Williamsburg Celebrates Black History Month

Black History Month is a poignant celebration of the incredible contributions of the Americans who played a central role in the history of our nation. This special month is celebrated with great enthusiasm right here in Colonial Williamsburg.

If you’re planning a stay at King’s Creek Plantation in the month of February, here are some events you might want to check out for your entertainment and edification!

Journey to Redemption

Journey To Redemption is a powerful, hour-long performance included in your Colonial Williamsburg admission ticket. The historic Kimball Theatre is the perfect venue for this storytelling event, where actor interpreters take on the emotional challenge of portraying both the enslaved and their enslavers. Starting February 3, shows repeat every Tuesday and Friday until the last week in February.

Culinary Historian Michael Twitty

On February 11 at 5:30 p.m., the Kimball Theatre will host acclaimed food historian, author, interpreter and blogger Michael Twitty. This modern-day innovator is part of Colonial Williamsburg’s new Revolutionaries in Residence program, and Michael will be sharing thoughts and fielding questions that coincide with Black History Month.

Moonlight

On February 14, see critically acclaimed Moonlight. This mesmerizing film follows the life and struggles of a young black man growing up in a rough Miami neighborhood. As an intense and moving portrait of contemporary African American life, this piece of cinema is a must-see.
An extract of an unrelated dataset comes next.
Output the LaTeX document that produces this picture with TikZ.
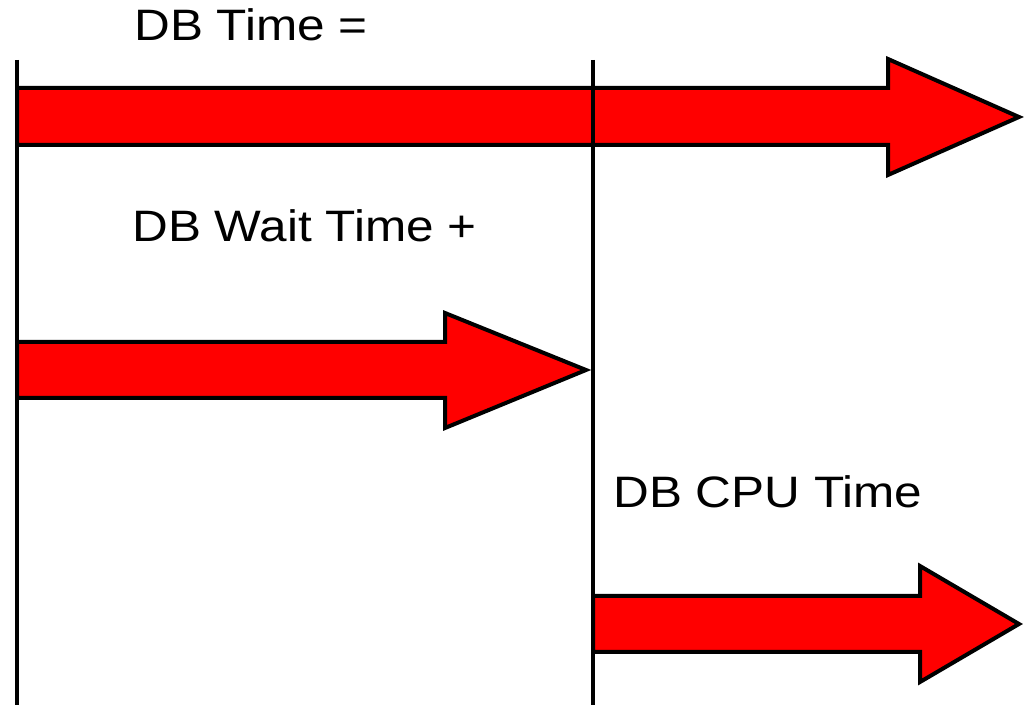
\documentclass[tikz,border=0pt]{standalone}
\usepackage{fontspec}
\setmainfont{Liberation Sans}

\begin{document}
\begin{tikzpicture}[x=0.5pt,y=-0.5pt]
\tikzstyle{bar}=[draw,fill=red,line width=2pt,line join=miter]
\tikzstyle{mark line}=[draw,line width=2pt]
\tikzstyle{lbl}=[anchor=base west,inner sep=0pt,xscale=1.125,transform shape,font=\fontsize{22}{26}\selectfont]
\useasboundingbox (0,0) rectangle (1025,705);

% DB Time
\node[lbl] (dbtime) at (134,41) {DB Time =};
\filldraw[bar] (17,88) -- (888,88) -- (888,59) -- (1019,117) -- (888,175) -- (888,145) -- (17,145) -- cycle;

% DB Wait Time
\node[lbl] (dbwait) at (132,242) {DB Wait Time +};
\filldraw[bar] (17,342) -- (445,342) -- (445,313) -- (586,370) -- (445,428) -- (445,398) -- (17,398) -- cycle;

% DB CPU Time
\node[lbl] (dbcpu) at (613,508) {DB CPU Time};
\filldraw[bar] (593,596) -- (920,596) -- (920,566) -- (1019,624) -- (920,682) -- (920,652) -- (593,652) -- cycle;

% start and end marks
\coordinate (starttop) at (17,60);
\coordinate (startbot) at (17,705);
\coordinate (endtop) at (593,60);
\coordinate (endbot) at (593,705);
\draw[mark line] (starttop) -- (startbot);
\draw[mark line] (endtop) -- (endbot);

\end{tikzpicture}
\end{document}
A Century of African American Quilts

You can find this exhibit of rare quilts at the Art Museums of Colonial Williamsburg. Six of the 12 African American quilts will be on display for the first time ever, and span the years between 1875 and 1975. Get to know the story behind a stunning artistic tradition and the quilt-makers who poured themselves into these bold and colorful designs.

To Be Seen As An American

Come to the Hennage Auditorium in Colonial Williamsburg to meet three black women who challenged their extremely limiting circumstances. Lydia the entrepreneur, Katie Marie the teacher, and Clara Byrd Baker the activist spanned three centuries and blazed the path for generations of African American women to follow. This live performance is included with admission and can be seen every Wednesday through late March.

Let Freedom Ring

The Freedom Bell at the historic First Baptist Church on beautiful Scotland Street in Colonial Williamsburg is begging to be rung! This bell remains an enduring symbol of the faith and perseverance of black Americans. Be a part of this poignant experience and reserve your spot to proclaim your belief in freedom.

A Gathering of Hair

All throughout February, the Governor’s Palace in Colonial Williamsburg is hosting A Gathering of Hair. This moving performance depicts the rich culture and strong relationships cultivated by 18th-century slaves, despite living in a world that limited their freedom in unimaginable ways.